XES EVIDENTEx que existe una relación inversamente proporcional entre el aumento del desempleo y las afiliaciones a la Seguridad Social, lo que además de una merma en las cotizaciones supone un incremento del gasto destinado a sufragar los subsidios; a lo que hay que unir la inversión de la pirámide demográfica, con una tasa de natalidad cada vez menor y una esperanza de vida mayor, con el riesgo de que el número de jubilados pueda llegar algún día a sobrepasar al de la población activa, en un sistema en el que las cotizaciones de los trabajadores y de los empresarios son las que soportan el peso de las actuales pensiones.

Tan impropio como alarmar a la población con vaticinios catastrofistas, es enrocarse tras el discurso inmovilista de quien oculta su mirada a la realidad. Las actuales pensiones no corren riesgo alguno, pero la crisis y las palabras de Fernández Ordóñez han servido para precipitar el debate sobre la reforma del sistema, reabriendo la posibilidad de adaptarlo a las circunstancias cambiantes de la sociedad, para ello como mal inevitable, el gobernador del Banco de España propone la necesidad de retrasar durante algunos años la edad de jubilación, aunque sea de una forma incentivada, y ampliar el periodo de cotización establecido para el cálculo del cómputo de la base reguladora de las pensiones.

En un escenario donde el principal problema al que se enfrenta la sociedad es el de la destrucción de empleo, demorar la edad de jubilación supone añadir más leña al fuego de las imposibilidades laborales. Porque la calidad y la competitividad disminuyen cuando personas de una determinada edad tienen que realizar actividades para las que ya no están capacitados, consintiendo que sobre un sector ya amortizado, recaiga la responsabilidad y el peso de buena parte de la sociedad, mientras se le hurta a las nuevas generaciones el derecho al trabajo y a la emancipación.

Cualquier reforma trascendente debería acometerse en tiempos de calma, cuando el edificio no esté sometido a ninguna presión añadida, cuando exista un colchón capaz de amortiguar el resquebrajamiento de alguna de sus estructuras, cuando se tenga una visión más objetiva y ajustada de la realidad, sin estar condicionados por el humo de lo inmediato, porque es difícil volver a encerrar al genio una vez que ha salido de la lámpara, promover el cambio de rumbo de una nave en medio de la tempestad, para que no tengan que volver a ser los jubilados, las viudas y los inválidos los que deban apechugar con las consecuencias de los errores, las torpezas, las imprecisiones y los abusos que cometieron otros.
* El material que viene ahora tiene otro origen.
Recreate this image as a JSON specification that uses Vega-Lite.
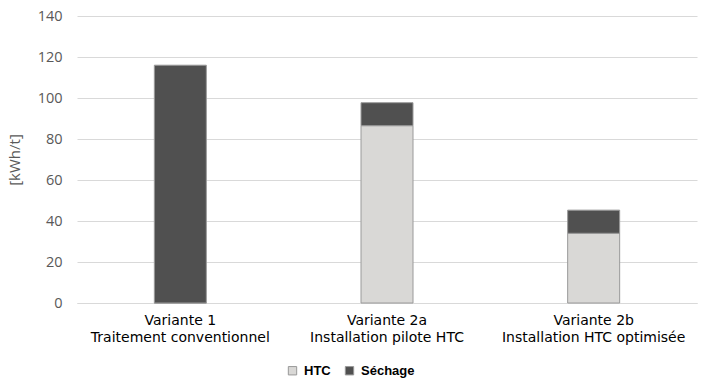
{
  "$schema": "https://vega.github.io/schema/vega-lite/v6.json",
  "width": 620,
  "height": 287,
  "autosize": "none",
  "padding": {"left": 77, "top": 16, "right": 5, "bottom": 75},
  "background": "white",
  "data": {
    "values": [
      {"variante": "Variante 1|Traitement conventionnel", "part": "HTC", "ord": 1, "value": 0},
      {"variante": "Variante 1|Traitement conventionnel", "part": "Séchage", "ord": 2, "value": 116},
      {"variante": "Variante 2a|Installation pilote HTC", "part": "HTC", "ord": 1, "value": 86.5},
      {"variante": "Variante 2a|Installation pilote HTC", "part": "Séchage", "ord": 2, "value": 11.2},
      {"variante": "Variante 2b|Installation HTC optimisée", "part": "HTC", "ord": 1, "value": 34},
      {"variante": "Variante 2b|Installation HTC optimisée", "part": "Séchage", "ord": 2, "value": 11.3}
    ]
  },
  "config": {
    "view": {"stroke": null},
    "axisX": {"labelFont": "DejaVu Sans", "labelFontSize": 14, "labelColor": "#000000"},
    "axisY": {"labelFont": "Open Sans", "labelFontSize": 14.5, "titleFont": "Open Sans", "titleFontSize": 15, "labelColor": "#595959", "titleColor": "#595959"},
    "legend": {"labelFont": "Liberation Sans", "labelFontSize": 13, "labelFontWeight": "bold", "labelColor": "#000000"}
  },
  "mark": {"type": "bar", "width": 52, "stroke": "#9a9a9a", "strokeWidth": 1},
  "encoding": {
    "x": {
      "field": "variante",
      "type": "nominal",
      "sort": null,
      "scale": {"paddingInner": 0.75, "paddingOuter": 0.375},
      "axis": {
        "title": null,
        "labelAngle": 0,
        "labelExpr": "split(datum.label, '|')",
        "labelLineHeight": 17,
        "labelPadding": 10,
        "labelLimit": 0,
        "labelOverlap": false,
        "ticks": false,
        "domain": true,
        "domainColor": "#d9d9d9",
        "grid": false
      }
    },
    "y": {
      "field": "value",
      "type": "quantitative",
      "stack": "zero",
      "scale": {"domain": [0, 140], "nice": false},
      "axis": {
        "title": "[kWh/t]",
        "titleFontWeight": "normal",
        "titlePadding": 15,
        "values": [0, 20, 40, 60, 80, 100, 120, 140],
        "labelPadding": 15,
        "ticks": false,
        "domain": false,
        "gridColor": "#d9d9d9",
        "gridWidth": 1
      }
    },
    "color": {
      "field": "part",
      "type": "nominal",
      "scale": {"domain": ["HTC", "Séchage"], "range": ["#d9d8d6", "#505050"]},
      "legend": {
        "title": null,
        "orient": "none",
        "legendX": 209,
        "legendY": 348,
        "padding": 0,
        "direction": "horizontal",
        "symbolType": "square",
        "symbolSize": 70,
        "symbolStrokeColor": "#999999",
        "symbolStrokeWidth": 1,
        "labelOffset": 5,
        "columnPadding": 12
      }
    },
    "order": {"field": "ord", "type": "quantitative"}
  }
}
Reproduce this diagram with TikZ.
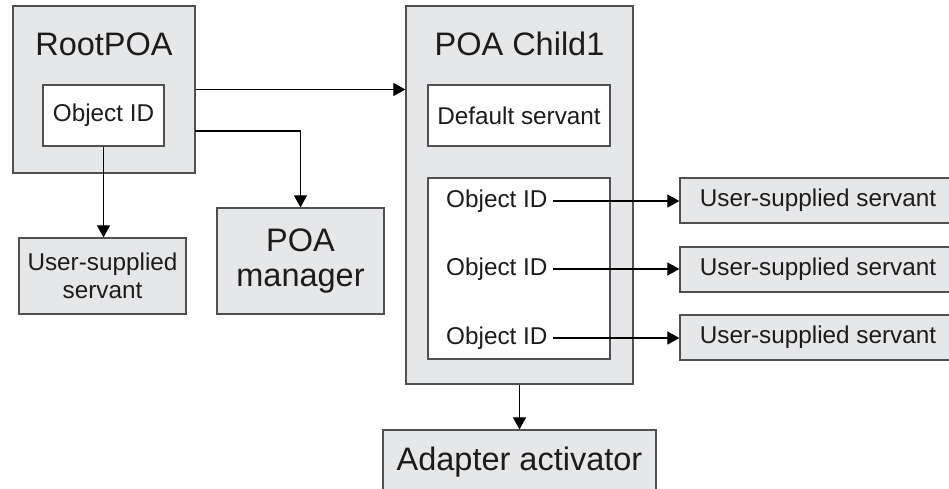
\documentclass[tikz,border=0pt]{standalone}
\usepackage{fontspec}
\setmainfont{Liberation Sans}
\usepackage{xcolor}
\usetikzlibrary{arrows.meta}

\definecolor{boxgray}{RGB}{230,231,232}
\definecolor{edgegray}{RGB}{80,80,80}
\definecolor{inkgray}{RGB}{30,27,28}

\begin{document}
\begin{tikzpicture}[x=1pt,y=-1pt]
\tikzset{big/.style={font=\fontsize{32.5}{35}\selectfont,text=inkgray}}
\tikzset{small/.style={font=\fontsize{24.3}{28}\selectfont,text=inkgray}}
\tikzset{graybox/.style={draw=edgegray,fill=boxgray,line width=1.3pt,inner sep=0pt,align=center}}
\tikzset{whitebox/.style={draw=edgegray,fill=white,line width=1.3pt,inner sep=0pt,align=center}}
\tikzset{link/.style={line width=1.2pt,-{Triangle[length=12pt,width=13pt]}}}

\clip (0,0) rectangle (949,488);
\fill[white] (0,0) rectangle (949,488);

% RootPOA side
\node[graybox,minimum width=182pt,minimum height=167pt] (root) at (104,89.5) {};
\node[big,anchor=base] (roottitle) at (104,55) {RootPOA};
\node[whitebox,small,minimum width=121pt,minimum height=61pt] (rootoid) at (103.5,115.5) {Object ID};
\node[graybox,small,minimum width=167pt,minimum height=76pt] (rootusr) at (102.5,276) {User-supplied\\servant};
\node[graybox,big,minimum width=167pt,minimum height=106pt] (manager) at (300.5,261) {POA\\manager};
\coordinate (mgrout) at (195,131);

% POA Child1 side
\node[graybox,minimum width=227pt,minimum height=378pt] (child) at (519.5,195) {};
\node[big,anchor=base] (childtitle) at (519.5,55) {POA Child1};
\node[whitebox,small,minimum width=182pt,minimum height=61pt] (default) at (519,115.5) {Default servant};
\node[whitebox,minimum width=182pt,minimum height=181pt] (oidlist) at (519,268.5) {};
\node[small,anchor=west,inner sep=5pt] (oidA) at (441,201) {Object ID};
\node[small,anchor=west,inner sep=5pt] (oidB) at (441,269) {Object ID};
\node[small,anchor=west,inner sep=5pt] (oidC) at (441,338) {Object ID};
\node[graybox,small,minimum width=276pt,minimum height=45pt] (usrA) at (818,200.5) {User-supplied servant};
\node[graybox,small,minimum width=276pt,minimum height=45pt] (usrB) at (818,269.5) {User-supplied servant};
\node[graybox,small,minimum width=276pt,minimum height=45pt] (usrC) at (818,337.5) {User-supplied servant};
\node[graybox,big,minimum width=273pt,minimum height=64pt] (adapter) at (519.5,462) {Adapter activator};

\draw[link] (root.east) -- (root.east -| child.west);
\draw[link] (mgrout) -| (manager.north);
\draw[link] (rootoid.south) -- (rootoid.south |- rootusr.north);
\draw[link] (oidA.east) -- (oidA.east -| usrA.west);
\draw[link] (oidB.east) -- (oidB.east -| usrB.west);
\draw[link] (oidC.east) -- (oidC.east -| usrC.west);
\draw[link] (child.south) -- (adapter.north);

\end{tikzpicture}
\end{document}
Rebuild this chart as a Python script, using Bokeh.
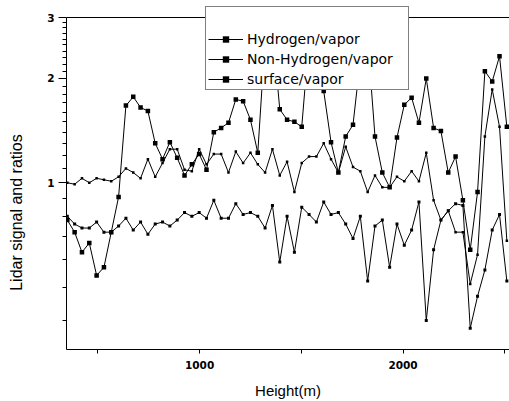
from bokeh.plotting import figure
from bokeh.models import (Range1d, FixedTicker, PrintfTickFormatter, Legend, LegendItem, Span)
from bokeh.embed import file_html
from bokeh.resources import INLINE

height_m = [350, 386, 422, 458, 494, 530, 566, 602, 638, 674,
            710, 746, 782, 818, 854, 890, 926, 962, 998, 1034,
            1070, 1106, 1142, 1178, 1214, 1250, 1286, 1322, 1358, 1394,
            1430, 1466, 1502, 1538, 1574, 1610, 1646, 1682, 1718, 1754,
            1790, 1826, 1862, 1898, 1934, 1970, 2006, 2042, 2078, 2114,
            2150, 2186, 2222, 2258, 2294, 2330, 2366, 2402, 2438, 2474, 2510]

hydrogen = [1.00, 0.99, 1.03, 1.00, 1.03, 1.02, 1.01, 1.04, 1.10, 1.07,
            1.03, 1.17, 1.04, 1.14, 1.25, 1.25, 1.09, 1.08, 1.25, 1.13,
            1.21, 1.21, 1.07, 1.23, 1.14, 1.22, 1.13, 1.07, 1.25, 1.05,
            1.15, 0.94, 1.14, 1.19, 1.19, 1.30, 1.17, 1.07, 1.27, 1.11,
            1.08, 0.94, 1.05, 0.97, 0.97, 1.04, 1.01, 1.08, 1.01, 1.22,
            0.89, 0.78, 0.83, 0.72, 0.72, 0.51, 0.62, 1.36, 1.86, 1.45, 0.68]

non_hydrogen = [0.80, 0.76, 0.74, 0.74, 0.77, 0.72, 0.72, 0.75, 0.79, 0.73,
                0.77, 0.71, 0.76, 0.77, 0.75, 0.78, 0.82, 0.80, 0.82, 0.79,
                0.89, 0.79, 0.79, 0.87, 0.81, 0.82, 0.80, 0.74, 0.86, 0.59,
                0.80, 0.63, 0.85, 0.81, 0.77, 0.88, 0.81, 0.82, 0.76, 0.69,
                0.80, 0.52, 0.75, 0.78, 0.57, 0.76, 0.66, 0.73, 0.88, 0.40,
                0.64, 0.78, 0.83, 0.87, 0.86, 0.38, 0.47, 0.56, 0.73, 0.81, 0.52]

surface = [0.78, 0.72, 0.63, 0.67, 0.54, 0.57, 0.72, 0.91, 1.67, 1.77,
           1.65, 1.61, 1.30, 1.17, 1.31, 1.18, 1.05, 1.13, 1.21, 1.09,
           1.40, 1.44, 1.49, 1.74, 1.72, 1.52, 1.22, 2.60, 2.80, 1.63,
           1.52, 1.50, 1.45, 2.60, 2.60, 1.84, 1.31, 1.07, 1.36, 1.47,
           2.27, 2.60, 1.36, 1.07, 0.97, 1.35, 1.68, 1.76, 1.49, 2.00,
           1.44, 1.41, 1.07, 1.19, 0.89, 0.64, 0.94, 2.10, 1.96, 2.32, 1.45]

series_names = ["Hydrogen/vapor", "Non-Hydrogen/vapor\u00a0\u00a0\u00a0", "surface/vapor"]
y_major = [1, 2, 3]
y_minor = [0.4, 0.5, 0.6, 0.7, 0.8, 0.9, 1.1, 1.2, 1.3, 1.4, 1.5, 1.6, 1.7, 1.8, 1.9,
           2.1, 2.2, 2.3, 2.4, 2.5, 2.6, 2.7, 2.8, 2.9]
x_major = [1000, 2000]
x_minor = [500, 1500, 2500]
y_bottom, y_top, y_frame_top = 0.33, 3.0, 3.271

p = figure(width=509, height=401, x_range=Range1d(346, 2523),
           y_range=Range1d(y_bottom, y_frame_top),
           y_axis_type="log", output_backend="svg", toolbar_location=None,
           min_border_left=66, min_border_right=0, min_border_top=4, min_border_bottom=52)
p.background_fill_color = "white"
p.border_fill_color = "white"
p.outline_line_color = None
p.xgrid.visible = False
p.ygrid.visible = False

p.add_layout(Span(location=y_top, dimension="width", line_color="black", line_width=1))

items = []
for vals, name, size in zip([hydrogen, non_hydrogen, surface], series_names, [2.5, 3, 4.5]):
    ln = p.line(height_m, vals, line_color="black", line_width=1)
    sc = p.scatter(height_m, vals, marker="square", size=size, fill_color="black",
                   line_color=None)
    items.append(LegendItem(label=name, renderers=[ln, sc]))

legend = Legend(items=items, location=(139, 259), title=".",
                title_text_color="white", title_text_font_size="14px", title_standoff=6,
                padding=2, spacing=4, margin=0, label_height=16, glyph_height=16,
                glyph_width=35, label_standoff=4,
                label_text_font="DejaVu Sans", label_text_font_size="14px",
                label_text_color="black",
                border_line_color="black", border_line_width=1,
                background_fill_color="white", background_fill_alpha=1.0)
p.add_layout(legend, "center")

for ax in (p.xaxis[0], p.yaxis[0]):
    ax.axis_line_color = "black"
    ax.major_tick_line_color = "black"
    ax.minor_tick_line_color = "black"
    ax.major_label_text_color = "black"
    ax.axis_label_text_color = "black"
    ax.axis_label_text_font_style = "normal"

xa = p.xaxis[0]
xa.ticker = FixedTicker(ticks=x_major, minor_ticks=x_minor)
xa.major_tick_out = 4
xa.major_tick_in = 0
xa.minor_tick_out = 4
xa.minor_tick_in = 0
xa.major_label_text_font = "DejaVu Sans"
xa.major_label_text_font_style = "bold"
xa.major_label_text_font_size = "10.5px"
xa.major_label_standoff = 7
xa.axis_label = "Height(m)"
xa.axis_label_text_font = "Liberation Sans"
xa.axis_label_text_font_size = "15px"
xa.axis_label_standoff = 10

ya = p.yaxis[0]
ya.bounds = (y_bottom, y_top)
ya.ticker = FixedTicker(ticks=y_major, minor_ticks=y_minor)
ya.formatter = PrintfTickFormatter(format="%d")
ya.major_tick_out = 8
ya.major_tick_in = 0
ya.minor_tick_out = 4
ya.minor_tick_in = 0
ya.minor_tick_line_width = 1
ya.major_label_text_font = "DejaVu Sans"
ya.major_label_text_font_style = "bold"
ya.major_label_text_font_size = "10.5px"
ya.major_label_standoff = 4
ya.major_label_orientation = "horizontal"
# trailing no-break spaces move the visible words lower along the axis, as in the reference
ya.axis_label = "Lidar signal and ratios" + "\u00a0" * 16
ya.axis_label_text_font = "Liberation Sans"
ya.axis_label_text_font_size = "16px"
ya.axis_label_standoff = 19

open("out.html", "w").write(file_html(p, INLINE))
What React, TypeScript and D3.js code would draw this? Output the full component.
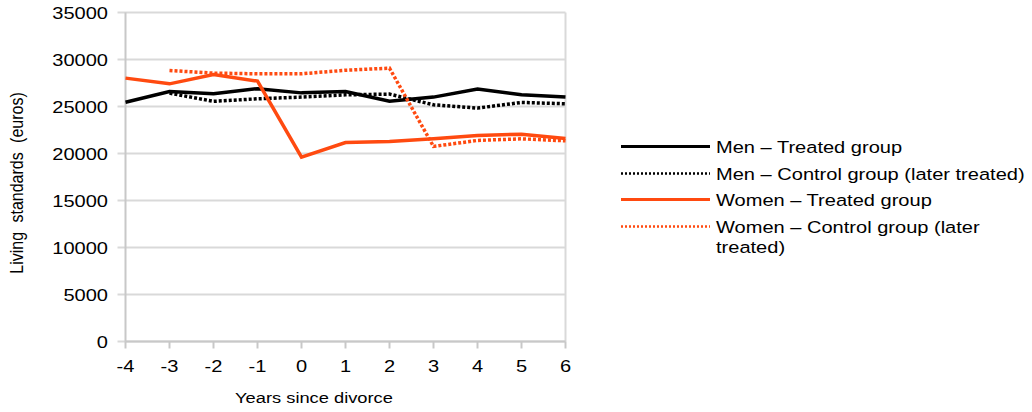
import React from "react";
import * as d3 from "d3";

const years = [-4, -3, -2, -1, 0, 1, 2, 3, 4, 5, 6];
const menTreated = [25450, 26600, 26350, 26900, 26450, 26600, 25550, 26000, 26850, 26250, 26000];
const menControl = [null, 26420, 25550, 25820, 26000, 26240, 26320, 25180, 24830, 25430, 25290];
const womenTreated = [28020, 27410, 28400, 27700, 19620, 21170, 21280, 21560, 21920, 22060, 21600];
const womenControl = [null, 28830, 28550, 28480, 28480, 28860, 29080, 20750, 21390, 21560, 21350];
const yTicks = [0, 5000, 10000, 15000, 20000, 25000, 30000, 35000];

const BLACK = "#000000";
const ORANGE = "#ff4a10";

const series = [
  { name: "Men \u2013 Treated group", values: menTreated, color: BLACK, dotted: false, lines: ["Men \u2013 Treated group"] },
  { name: "Men \u2013 Control group (later treated)", values: menControl, color: BLACK, dotted: true, lines: ["Men \u2013 Control group (later treated)"] },
  { name: "Women \u2013 Treated group", values: womenTreated, color: ORANGE, dotted: false, lines: ["Women \u2013 Treated group"] },
  { name: "Women \u2013 Control group (later treated)", values: womenControl, color: ORANGE, dotted: true, lines: ["Women \u2013 Control group (later", "treated)"] },
];

const SX = 1.18;

function T(props: { x: number; y: number; size: number; anchor?: string; children: React.ReactNode }) {
  return (
    <g transform={`translate(${props.x},${props.y}) scale(${SX},1)`}>
      <text x={0} y={0} textAnchor={props.anchor || "start"} fontSize={props.size} fill="#000">
        {props.children}
      </text>
    </g>
  );
}

export default function App() {
  const W = 1032, H = 412;
  const left = 125.5, right = 565.5, top = 12.5, bottom = 341.5;
  const x = d3.scaleLinear().domain([-4, 6]).range([left, right]);
  const y = d3.scaleLinear().domain([0, 35000]).range([bottom, top]);
  const font = "'Liberation Sans', Arial, Helvetica, sans-serif";
  const line = d3
    .line<number | null>()
    .defined((d) => d !== null)
    .x((_, i) => x(years[i]))
    .y((d) => y(d as number));

  const legendY = [146.5, 173.5, 199.5, 226.5];

  return (
    <svg width={W} height={H} style={{ position: "absolute", left: 0, top: 0 }} fontFamily={font}>
      <rect width={W} height={H} fill="#fff" />
      {yTicks.map((t) => (
        <g key={t}>
          <line x1={left - 8} x2={right} y1={y(t)} y2={y(t)} stroke="#d9d9d9" strokeWidth={2} />
          <T x={108} y={y(t) + 6} size={17} anchor="end">
            {t}
          </T>
        </g>
      ))}
      <line x1={left} x2={left} y1={top} y2={bottom} stroke="#c8c8c8" strokeWidth={2} />
      <line x1={right} x2={right} y1={top} y2={bottom} stroke="#d9d9d9" strokeWidth={2} />
      <line x1={left} x2={right} y1={bottom} y2={bottom} stroke="#c8c8c8" strokeWidth={2} />
      {years.map((yr) => (
        <g key={yr}>
          <line x1={x(yr)} x2={x(yr)} y1={bottom} y2={bottom + 7} stroke="#c8c8c8" strokeWidth={2} />
          <T x={x(yr)} y={371.5} size={17} anchor="middle">
            {yr}
          </T>
        </g>
      ))}
      {series.map((s) => (
        <path
          key={s.name}
          d={line(s.values) || ""}
          fill="none"
          stroke={s.color}
          strokeWidth={3.5}
          strokeDasharray={s.dotted ? "3 2" : undefined}
          strokeLinejoin="miter"
        />
      ))}
      <T x={314} y={403} size={15.5} anchor="middle">
        Years since divorce
      </T>
      <g transform={`translate(23, 183) rotate(-90) scale(1, ${SX})`}>
        <text x={0} y={0} textAnchor="middle" fontSize={16} fill="#000" wordSpacing={5}>
          Living standards (euros)
        </text>
      </g>
      {series.map((s, i) => (
        <g key={s.name}>
          <line
            x1={621}
            x2={710}
            y1={legendY[i]}
            y2={legendY[i]}
            stroke={s.color}
            strokeWidth={s.dotted ? 2.5 : 3}
            strokeDasharray={s.dotted ? "2 2" : undefined}
          />
          {s.lines.map((l, j) => (
            <T key={j} x={716} y={legendY[i] + 6.5 + j * 20} size={17}>
              {l}
            </T>
          ))}
        </g>
      ))}
    </svg>
  );
}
Como si para apuntalar el edificio de la Seguridad Social, no existieran otras alternativas más allá del recorte de los derechos de los más débiles, olvidándose en las épocas de economía expansiva, de haber aumentado las cuotas empresariales, de eliminar las exenciones de determinados contratos de trabajo o de prohibir por ley las prejubilaciones forzosas, que al socaire de una economía floreciente y de una política permisiva, han consentido que determinadas empresas soltaran un lastre indeseado, aunque fuera en detrimento de las arcas públicas.

La cuestión de las pensiones pueden ser cualquier cosa menos un tema aséptico y desideologizado, por eso toda modificación al respecto deberá pasar inevitablemente por un proceso negociador y de consenso, que diluya cualquier tipo de rentabilidad o cualquier coste político, de forma que a la sociedad le llegue el mensaje nítido de que cualquier determinación que se tome en este sentido, obedece únicamente a las exigencias del guión del interés general.